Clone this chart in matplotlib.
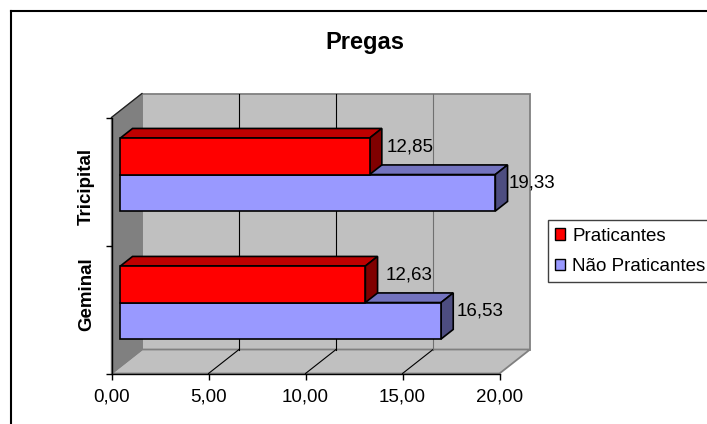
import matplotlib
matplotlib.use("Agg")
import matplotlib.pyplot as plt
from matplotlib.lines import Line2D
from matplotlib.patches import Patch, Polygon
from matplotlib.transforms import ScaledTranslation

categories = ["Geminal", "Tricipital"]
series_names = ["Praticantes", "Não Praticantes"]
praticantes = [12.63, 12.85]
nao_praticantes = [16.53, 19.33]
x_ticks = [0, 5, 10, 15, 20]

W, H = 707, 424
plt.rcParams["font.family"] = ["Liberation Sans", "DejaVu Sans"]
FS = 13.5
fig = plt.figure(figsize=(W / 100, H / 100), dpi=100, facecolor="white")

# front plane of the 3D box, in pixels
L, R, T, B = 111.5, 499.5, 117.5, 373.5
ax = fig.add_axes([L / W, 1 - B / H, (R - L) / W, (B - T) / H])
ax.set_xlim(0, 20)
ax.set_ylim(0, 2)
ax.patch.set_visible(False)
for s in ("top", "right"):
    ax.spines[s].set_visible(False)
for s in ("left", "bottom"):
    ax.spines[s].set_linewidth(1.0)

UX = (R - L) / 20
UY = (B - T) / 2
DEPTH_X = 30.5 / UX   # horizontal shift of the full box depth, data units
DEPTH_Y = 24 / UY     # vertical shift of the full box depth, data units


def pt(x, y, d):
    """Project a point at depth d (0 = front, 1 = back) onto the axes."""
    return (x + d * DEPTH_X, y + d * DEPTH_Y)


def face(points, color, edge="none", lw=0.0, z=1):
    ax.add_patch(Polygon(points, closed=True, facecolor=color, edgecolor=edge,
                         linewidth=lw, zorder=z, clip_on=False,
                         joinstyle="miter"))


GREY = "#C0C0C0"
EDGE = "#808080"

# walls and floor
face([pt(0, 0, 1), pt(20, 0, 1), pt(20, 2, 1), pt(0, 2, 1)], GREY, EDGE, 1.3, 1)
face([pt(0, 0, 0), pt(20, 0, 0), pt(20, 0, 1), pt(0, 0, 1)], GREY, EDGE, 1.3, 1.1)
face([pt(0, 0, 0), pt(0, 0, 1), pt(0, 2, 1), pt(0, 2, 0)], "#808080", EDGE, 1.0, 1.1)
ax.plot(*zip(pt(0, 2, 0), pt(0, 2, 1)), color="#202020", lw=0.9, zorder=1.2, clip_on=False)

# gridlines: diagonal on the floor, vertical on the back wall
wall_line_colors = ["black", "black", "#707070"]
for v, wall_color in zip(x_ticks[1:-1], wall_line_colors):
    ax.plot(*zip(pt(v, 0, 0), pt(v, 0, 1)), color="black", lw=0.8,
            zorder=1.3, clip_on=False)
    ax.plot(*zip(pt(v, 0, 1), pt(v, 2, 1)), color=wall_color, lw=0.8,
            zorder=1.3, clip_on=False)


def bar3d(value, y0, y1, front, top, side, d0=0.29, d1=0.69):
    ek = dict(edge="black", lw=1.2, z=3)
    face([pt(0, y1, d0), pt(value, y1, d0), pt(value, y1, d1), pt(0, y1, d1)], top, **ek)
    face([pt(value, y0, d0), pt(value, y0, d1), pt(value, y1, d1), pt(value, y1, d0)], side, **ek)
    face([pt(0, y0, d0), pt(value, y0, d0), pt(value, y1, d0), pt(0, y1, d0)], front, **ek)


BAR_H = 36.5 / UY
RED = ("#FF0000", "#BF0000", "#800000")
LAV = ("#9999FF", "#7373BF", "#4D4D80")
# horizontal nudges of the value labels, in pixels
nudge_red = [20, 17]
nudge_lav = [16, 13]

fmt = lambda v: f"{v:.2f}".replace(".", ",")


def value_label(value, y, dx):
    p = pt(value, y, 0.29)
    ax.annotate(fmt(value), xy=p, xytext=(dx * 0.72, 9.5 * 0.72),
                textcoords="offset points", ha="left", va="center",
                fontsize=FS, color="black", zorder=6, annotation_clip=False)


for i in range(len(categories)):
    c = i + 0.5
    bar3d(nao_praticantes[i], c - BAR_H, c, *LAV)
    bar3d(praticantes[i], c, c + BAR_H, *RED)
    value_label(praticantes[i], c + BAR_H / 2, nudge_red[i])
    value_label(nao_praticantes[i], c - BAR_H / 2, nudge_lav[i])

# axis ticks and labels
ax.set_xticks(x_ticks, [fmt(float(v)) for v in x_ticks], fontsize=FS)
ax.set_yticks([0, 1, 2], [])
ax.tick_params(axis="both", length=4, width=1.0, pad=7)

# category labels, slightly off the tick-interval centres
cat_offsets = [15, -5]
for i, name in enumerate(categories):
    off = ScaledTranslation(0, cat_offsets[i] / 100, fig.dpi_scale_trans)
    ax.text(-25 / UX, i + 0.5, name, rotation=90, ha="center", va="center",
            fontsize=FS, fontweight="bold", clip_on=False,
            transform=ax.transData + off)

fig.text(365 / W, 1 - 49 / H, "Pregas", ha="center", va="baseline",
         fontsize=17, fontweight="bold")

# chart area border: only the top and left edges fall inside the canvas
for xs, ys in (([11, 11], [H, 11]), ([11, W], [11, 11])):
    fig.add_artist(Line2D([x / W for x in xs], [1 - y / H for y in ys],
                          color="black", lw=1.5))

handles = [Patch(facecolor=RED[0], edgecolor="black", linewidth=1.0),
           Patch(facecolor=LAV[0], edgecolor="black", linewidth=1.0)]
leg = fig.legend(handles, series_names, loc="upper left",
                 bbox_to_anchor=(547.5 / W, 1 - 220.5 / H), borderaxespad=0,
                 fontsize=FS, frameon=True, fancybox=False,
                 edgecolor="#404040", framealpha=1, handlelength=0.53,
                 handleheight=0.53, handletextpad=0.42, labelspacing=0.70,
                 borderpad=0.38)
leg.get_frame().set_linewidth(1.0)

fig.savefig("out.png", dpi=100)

• • • •

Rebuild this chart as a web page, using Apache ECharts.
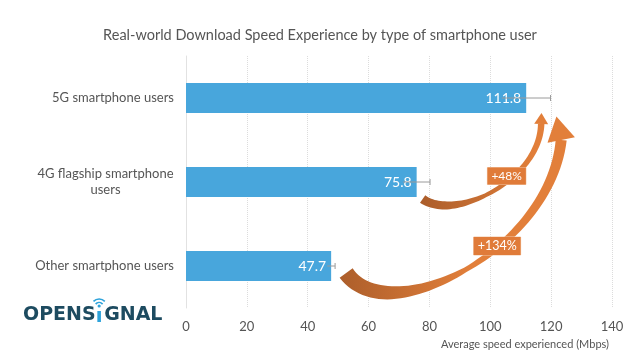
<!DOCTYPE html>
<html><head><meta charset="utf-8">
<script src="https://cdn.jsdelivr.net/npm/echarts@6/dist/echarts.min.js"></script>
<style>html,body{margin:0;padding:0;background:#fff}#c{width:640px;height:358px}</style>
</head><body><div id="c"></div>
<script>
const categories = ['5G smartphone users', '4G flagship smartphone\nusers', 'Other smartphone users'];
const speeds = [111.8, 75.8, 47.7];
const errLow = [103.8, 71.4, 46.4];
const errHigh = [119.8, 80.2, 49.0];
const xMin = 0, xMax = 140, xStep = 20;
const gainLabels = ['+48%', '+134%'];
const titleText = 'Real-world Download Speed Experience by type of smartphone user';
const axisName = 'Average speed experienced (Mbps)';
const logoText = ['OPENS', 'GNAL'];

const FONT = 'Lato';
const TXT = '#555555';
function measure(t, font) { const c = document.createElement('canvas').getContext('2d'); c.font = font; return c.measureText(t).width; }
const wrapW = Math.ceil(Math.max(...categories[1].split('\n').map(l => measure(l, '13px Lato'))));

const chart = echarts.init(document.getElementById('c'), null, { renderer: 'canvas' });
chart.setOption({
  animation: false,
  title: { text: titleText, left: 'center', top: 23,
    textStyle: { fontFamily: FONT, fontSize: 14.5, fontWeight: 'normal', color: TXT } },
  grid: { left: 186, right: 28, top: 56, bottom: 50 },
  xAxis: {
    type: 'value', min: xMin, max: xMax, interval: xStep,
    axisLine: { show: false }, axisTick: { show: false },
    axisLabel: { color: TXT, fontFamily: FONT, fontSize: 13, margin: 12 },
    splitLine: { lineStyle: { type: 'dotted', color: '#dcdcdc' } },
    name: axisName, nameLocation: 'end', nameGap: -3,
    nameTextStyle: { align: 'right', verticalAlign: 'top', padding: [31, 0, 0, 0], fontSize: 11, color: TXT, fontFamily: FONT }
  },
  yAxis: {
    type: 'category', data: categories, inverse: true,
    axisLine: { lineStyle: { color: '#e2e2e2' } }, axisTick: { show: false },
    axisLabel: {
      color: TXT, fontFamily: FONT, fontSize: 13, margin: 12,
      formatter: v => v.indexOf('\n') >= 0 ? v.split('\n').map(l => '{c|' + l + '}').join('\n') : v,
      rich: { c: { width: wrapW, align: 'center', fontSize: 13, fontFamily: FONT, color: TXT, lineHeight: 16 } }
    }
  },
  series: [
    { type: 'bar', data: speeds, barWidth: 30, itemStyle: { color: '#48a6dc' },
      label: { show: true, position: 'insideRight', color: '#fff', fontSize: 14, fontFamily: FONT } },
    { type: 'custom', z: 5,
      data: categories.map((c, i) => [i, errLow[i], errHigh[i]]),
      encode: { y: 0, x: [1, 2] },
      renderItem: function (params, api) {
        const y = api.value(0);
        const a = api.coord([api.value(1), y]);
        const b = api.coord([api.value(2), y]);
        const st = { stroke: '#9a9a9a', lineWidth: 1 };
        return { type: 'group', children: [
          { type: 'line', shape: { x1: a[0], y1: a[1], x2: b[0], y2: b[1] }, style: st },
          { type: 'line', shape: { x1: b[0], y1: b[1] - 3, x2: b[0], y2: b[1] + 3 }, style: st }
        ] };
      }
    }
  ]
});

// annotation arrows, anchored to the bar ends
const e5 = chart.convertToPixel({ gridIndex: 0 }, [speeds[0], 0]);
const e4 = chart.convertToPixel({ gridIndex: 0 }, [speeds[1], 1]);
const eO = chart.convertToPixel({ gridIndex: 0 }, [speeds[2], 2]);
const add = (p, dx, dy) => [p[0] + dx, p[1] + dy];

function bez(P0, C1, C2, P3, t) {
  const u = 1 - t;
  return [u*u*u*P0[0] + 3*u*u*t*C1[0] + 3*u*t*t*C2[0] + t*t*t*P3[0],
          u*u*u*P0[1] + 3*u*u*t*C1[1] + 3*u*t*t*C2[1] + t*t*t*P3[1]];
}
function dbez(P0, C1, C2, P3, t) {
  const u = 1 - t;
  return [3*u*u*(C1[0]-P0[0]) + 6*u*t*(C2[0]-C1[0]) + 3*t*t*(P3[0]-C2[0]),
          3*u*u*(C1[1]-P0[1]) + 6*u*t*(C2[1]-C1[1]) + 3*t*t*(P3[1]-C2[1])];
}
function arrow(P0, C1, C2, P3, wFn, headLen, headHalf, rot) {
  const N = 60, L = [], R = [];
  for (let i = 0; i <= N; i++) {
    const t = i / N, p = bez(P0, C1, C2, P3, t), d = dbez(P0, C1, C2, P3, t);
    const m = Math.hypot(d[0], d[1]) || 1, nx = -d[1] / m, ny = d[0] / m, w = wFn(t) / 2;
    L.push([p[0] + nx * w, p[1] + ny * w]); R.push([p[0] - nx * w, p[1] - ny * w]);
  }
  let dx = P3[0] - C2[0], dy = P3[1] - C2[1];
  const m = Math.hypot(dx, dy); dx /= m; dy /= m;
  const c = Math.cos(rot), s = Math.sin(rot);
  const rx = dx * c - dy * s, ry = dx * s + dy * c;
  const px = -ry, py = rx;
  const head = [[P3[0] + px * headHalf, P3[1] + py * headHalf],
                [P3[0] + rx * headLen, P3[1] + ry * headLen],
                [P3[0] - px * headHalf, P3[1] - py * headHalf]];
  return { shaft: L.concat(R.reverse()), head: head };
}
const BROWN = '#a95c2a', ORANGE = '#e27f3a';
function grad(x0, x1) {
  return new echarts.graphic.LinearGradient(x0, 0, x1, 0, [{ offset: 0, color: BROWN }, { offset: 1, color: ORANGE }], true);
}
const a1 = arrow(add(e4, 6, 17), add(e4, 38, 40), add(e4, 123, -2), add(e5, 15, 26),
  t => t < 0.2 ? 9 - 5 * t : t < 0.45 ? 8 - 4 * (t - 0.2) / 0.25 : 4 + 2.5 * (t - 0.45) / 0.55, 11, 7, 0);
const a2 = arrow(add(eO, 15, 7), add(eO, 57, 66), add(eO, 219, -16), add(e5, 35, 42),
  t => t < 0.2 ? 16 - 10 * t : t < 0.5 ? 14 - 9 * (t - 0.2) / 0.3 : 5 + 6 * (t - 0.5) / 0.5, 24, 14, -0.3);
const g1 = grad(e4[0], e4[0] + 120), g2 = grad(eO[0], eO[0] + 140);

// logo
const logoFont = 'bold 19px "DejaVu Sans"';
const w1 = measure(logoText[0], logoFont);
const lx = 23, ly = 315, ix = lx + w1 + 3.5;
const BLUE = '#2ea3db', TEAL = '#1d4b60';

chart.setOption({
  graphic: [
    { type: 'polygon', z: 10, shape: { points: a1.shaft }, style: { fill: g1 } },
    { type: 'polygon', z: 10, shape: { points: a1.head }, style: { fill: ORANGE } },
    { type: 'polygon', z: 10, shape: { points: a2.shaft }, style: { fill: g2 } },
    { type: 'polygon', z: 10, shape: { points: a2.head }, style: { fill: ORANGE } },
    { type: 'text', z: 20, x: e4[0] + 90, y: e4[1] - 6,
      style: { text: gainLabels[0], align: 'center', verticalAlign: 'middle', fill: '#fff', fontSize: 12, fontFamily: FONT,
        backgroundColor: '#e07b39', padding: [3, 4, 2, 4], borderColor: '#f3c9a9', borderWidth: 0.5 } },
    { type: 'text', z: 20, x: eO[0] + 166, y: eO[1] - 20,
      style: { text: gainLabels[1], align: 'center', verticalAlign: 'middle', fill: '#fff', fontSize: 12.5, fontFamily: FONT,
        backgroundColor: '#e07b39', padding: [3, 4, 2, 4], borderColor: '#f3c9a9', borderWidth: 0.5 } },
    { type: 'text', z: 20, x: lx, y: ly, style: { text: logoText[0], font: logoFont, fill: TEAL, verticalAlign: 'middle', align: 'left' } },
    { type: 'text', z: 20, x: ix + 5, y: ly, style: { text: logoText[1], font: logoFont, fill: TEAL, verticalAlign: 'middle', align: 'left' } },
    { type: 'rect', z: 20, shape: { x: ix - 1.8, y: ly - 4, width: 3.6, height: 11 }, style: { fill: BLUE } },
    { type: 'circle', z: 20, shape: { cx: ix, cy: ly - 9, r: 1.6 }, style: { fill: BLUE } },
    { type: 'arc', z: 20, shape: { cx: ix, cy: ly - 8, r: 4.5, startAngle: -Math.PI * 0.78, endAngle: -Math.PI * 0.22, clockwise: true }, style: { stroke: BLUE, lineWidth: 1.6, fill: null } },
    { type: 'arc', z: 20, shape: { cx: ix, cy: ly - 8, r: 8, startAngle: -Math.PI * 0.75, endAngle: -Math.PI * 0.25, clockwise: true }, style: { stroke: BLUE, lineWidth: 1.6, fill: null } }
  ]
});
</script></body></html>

• • • •

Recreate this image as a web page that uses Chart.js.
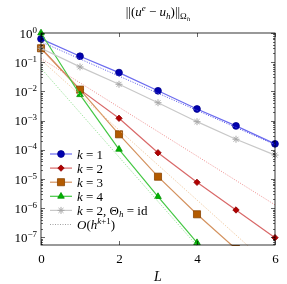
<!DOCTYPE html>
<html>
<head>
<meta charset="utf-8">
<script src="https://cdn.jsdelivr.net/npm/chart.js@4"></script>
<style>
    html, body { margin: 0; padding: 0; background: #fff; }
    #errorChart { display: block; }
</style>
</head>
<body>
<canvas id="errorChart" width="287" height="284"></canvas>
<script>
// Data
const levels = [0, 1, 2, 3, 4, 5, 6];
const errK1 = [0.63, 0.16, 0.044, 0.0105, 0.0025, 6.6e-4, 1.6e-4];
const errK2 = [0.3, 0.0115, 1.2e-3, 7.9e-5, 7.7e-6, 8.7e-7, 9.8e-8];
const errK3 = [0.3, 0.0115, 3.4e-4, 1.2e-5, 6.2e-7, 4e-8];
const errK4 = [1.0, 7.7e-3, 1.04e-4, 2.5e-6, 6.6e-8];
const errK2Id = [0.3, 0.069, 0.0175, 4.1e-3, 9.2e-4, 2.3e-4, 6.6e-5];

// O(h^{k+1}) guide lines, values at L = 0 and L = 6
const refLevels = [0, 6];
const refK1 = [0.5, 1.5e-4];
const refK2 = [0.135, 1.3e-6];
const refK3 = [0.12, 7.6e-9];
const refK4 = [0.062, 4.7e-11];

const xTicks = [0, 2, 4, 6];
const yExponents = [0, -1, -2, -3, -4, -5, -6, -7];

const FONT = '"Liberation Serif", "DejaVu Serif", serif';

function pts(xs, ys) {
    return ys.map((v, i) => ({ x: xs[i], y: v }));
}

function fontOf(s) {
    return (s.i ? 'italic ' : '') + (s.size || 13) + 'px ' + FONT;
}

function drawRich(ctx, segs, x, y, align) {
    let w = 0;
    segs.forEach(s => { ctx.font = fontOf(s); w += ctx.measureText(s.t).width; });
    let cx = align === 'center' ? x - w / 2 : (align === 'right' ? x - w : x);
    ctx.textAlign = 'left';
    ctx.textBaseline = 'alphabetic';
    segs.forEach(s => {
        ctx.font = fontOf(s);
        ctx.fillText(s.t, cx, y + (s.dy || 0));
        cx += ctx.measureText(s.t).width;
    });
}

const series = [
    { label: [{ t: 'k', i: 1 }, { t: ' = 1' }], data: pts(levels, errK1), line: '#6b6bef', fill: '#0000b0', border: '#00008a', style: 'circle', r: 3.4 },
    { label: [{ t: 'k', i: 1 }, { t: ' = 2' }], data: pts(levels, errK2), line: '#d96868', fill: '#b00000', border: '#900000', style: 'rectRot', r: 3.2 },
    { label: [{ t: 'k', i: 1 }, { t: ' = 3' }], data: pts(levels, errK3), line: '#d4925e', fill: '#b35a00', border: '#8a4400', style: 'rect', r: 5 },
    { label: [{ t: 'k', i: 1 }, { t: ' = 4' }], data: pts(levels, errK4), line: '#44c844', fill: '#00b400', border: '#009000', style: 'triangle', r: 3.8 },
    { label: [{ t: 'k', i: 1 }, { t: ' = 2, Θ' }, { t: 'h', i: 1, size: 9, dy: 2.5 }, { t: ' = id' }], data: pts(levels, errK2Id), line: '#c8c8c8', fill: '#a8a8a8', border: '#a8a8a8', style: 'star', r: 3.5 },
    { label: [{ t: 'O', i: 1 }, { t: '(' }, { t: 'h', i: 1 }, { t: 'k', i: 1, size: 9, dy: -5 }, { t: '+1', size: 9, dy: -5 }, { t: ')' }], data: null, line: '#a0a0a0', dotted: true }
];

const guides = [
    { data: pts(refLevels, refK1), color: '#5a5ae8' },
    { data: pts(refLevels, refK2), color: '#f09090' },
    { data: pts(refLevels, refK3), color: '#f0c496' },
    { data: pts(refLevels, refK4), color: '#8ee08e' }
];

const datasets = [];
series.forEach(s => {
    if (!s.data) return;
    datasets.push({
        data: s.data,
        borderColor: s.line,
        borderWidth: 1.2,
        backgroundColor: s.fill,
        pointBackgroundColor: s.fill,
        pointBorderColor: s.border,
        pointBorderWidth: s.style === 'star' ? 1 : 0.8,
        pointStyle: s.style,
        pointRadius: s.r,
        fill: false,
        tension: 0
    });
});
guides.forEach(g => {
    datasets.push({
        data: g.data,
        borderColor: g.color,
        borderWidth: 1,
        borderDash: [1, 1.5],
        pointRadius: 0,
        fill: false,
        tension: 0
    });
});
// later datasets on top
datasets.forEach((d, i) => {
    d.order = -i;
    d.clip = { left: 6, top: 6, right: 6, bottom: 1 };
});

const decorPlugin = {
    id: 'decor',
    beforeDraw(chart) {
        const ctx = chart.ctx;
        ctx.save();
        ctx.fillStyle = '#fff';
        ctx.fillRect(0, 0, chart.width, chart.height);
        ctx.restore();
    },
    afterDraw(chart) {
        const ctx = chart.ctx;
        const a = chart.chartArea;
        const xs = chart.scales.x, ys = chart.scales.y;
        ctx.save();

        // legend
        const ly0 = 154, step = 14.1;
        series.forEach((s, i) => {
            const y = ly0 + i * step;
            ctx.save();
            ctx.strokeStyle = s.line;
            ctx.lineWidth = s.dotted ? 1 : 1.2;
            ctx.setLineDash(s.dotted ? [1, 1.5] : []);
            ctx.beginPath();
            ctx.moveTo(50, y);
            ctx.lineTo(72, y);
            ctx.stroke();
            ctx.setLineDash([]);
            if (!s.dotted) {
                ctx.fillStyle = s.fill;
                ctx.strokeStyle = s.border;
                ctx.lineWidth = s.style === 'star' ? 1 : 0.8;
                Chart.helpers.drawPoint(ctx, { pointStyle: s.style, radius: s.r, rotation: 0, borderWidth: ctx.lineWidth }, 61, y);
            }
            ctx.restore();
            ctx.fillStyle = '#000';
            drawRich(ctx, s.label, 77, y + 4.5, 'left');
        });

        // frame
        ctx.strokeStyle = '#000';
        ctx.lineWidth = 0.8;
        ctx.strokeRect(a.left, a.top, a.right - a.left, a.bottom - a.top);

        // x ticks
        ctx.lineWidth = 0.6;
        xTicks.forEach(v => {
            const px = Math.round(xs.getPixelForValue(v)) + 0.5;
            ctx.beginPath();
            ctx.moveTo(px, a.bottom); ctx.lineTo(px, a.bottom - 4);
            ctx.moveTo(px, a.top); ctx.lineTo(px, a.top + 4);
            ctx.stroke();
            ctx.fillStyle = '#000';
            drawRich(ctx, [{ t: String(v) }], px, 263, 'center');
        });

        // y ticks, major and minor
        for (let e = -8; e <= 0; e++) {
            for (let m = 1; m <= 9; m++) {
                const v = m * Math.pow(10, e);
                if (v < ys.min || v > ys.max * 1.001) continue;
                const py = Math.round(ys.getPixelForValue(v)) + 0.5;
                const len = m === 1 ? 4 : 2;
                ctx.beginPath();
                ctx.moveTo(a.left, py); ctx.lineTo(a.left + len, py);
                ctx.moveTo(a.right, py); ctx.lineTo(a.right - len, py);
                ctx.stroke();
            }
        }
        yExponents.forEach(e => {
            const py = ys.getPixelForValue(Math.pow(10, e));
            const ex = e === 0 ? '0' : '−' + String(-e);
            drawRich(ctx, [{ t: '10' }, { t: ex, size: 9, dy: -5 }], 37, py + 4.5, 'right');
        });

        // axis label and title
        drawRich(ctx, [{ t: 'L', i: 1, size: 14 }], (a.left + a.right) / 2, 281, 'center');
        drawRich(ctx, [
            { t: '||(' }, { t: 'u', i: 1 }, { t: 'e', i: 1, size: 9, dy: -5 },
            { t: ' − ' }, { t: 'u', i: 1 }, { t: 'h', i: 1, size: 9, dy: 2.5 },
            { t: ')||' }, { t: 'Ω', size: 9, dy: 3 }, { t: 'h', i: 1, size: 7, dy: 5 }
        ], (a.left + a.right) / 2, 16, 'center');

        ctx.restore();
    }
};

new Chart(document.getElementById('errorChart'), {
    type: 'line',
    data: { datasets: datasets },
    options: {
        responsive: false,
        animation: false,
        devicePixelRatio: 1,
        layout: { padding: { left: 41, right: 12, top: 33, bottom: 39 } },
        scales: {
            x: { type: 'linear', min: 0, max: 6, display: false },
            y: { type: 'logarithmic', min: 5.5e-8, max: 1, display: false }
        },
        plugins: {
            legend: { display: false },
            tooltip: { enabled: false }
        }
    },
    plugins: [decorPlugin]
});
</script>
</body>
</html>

• • • •

> [WORK TO DO]:
Keep to the stretch from the line containing "Clone this chart in matplotlib." through the line containing "ax.spines[s].set_linewidth(1.0)", both ends included, and copy it exactly from the listing above, minus the pictures.

> [TASK RESPONSE]:
Clone this chart in matplotlib.
import matplotlib
matplotlib.use("Agg")
import matplotlib.pyplot as plt
from matplotlib.lines import Line2D
from matplotlib.patches import Patch, Polygon
from matplotlib.transforms import ScaledTranslation

categories = ["Geminal", "Tricipital"]
series_names = ["Praticantes", "Não Praticantes"]
praticantes = [12.63, 12.85]
nao_praticantes = [16.53, 19.33]
x_ticks = [0, 5, 10, 15, 20]

W, H = 707, 424
plt.rcParams["font.family"] = ["Liberation Sans", "DejaVu Sans"]
FS = 13.5
fig = plt.figure(figsize=(W / 100, H / 100), dpi=100, facecolor="white")

# front plane of the 3D box, in pixels
L, R, T, B = 111.5, 499.5, 117.5, 373.5
ax = fig.add_axes([L / W, 1 - B / H, (R - L) / W, (B - T) / H])
ax.set_xlim(0, 20)
ax.set_ylim(0, 2)
ax.patch.set_visible(False)
for s in ("top", "right"):
    ax.spines[s].set_visible(False)
for s in ("left", "bottom"):
    ax.spines[s].set_linewidth(1.0)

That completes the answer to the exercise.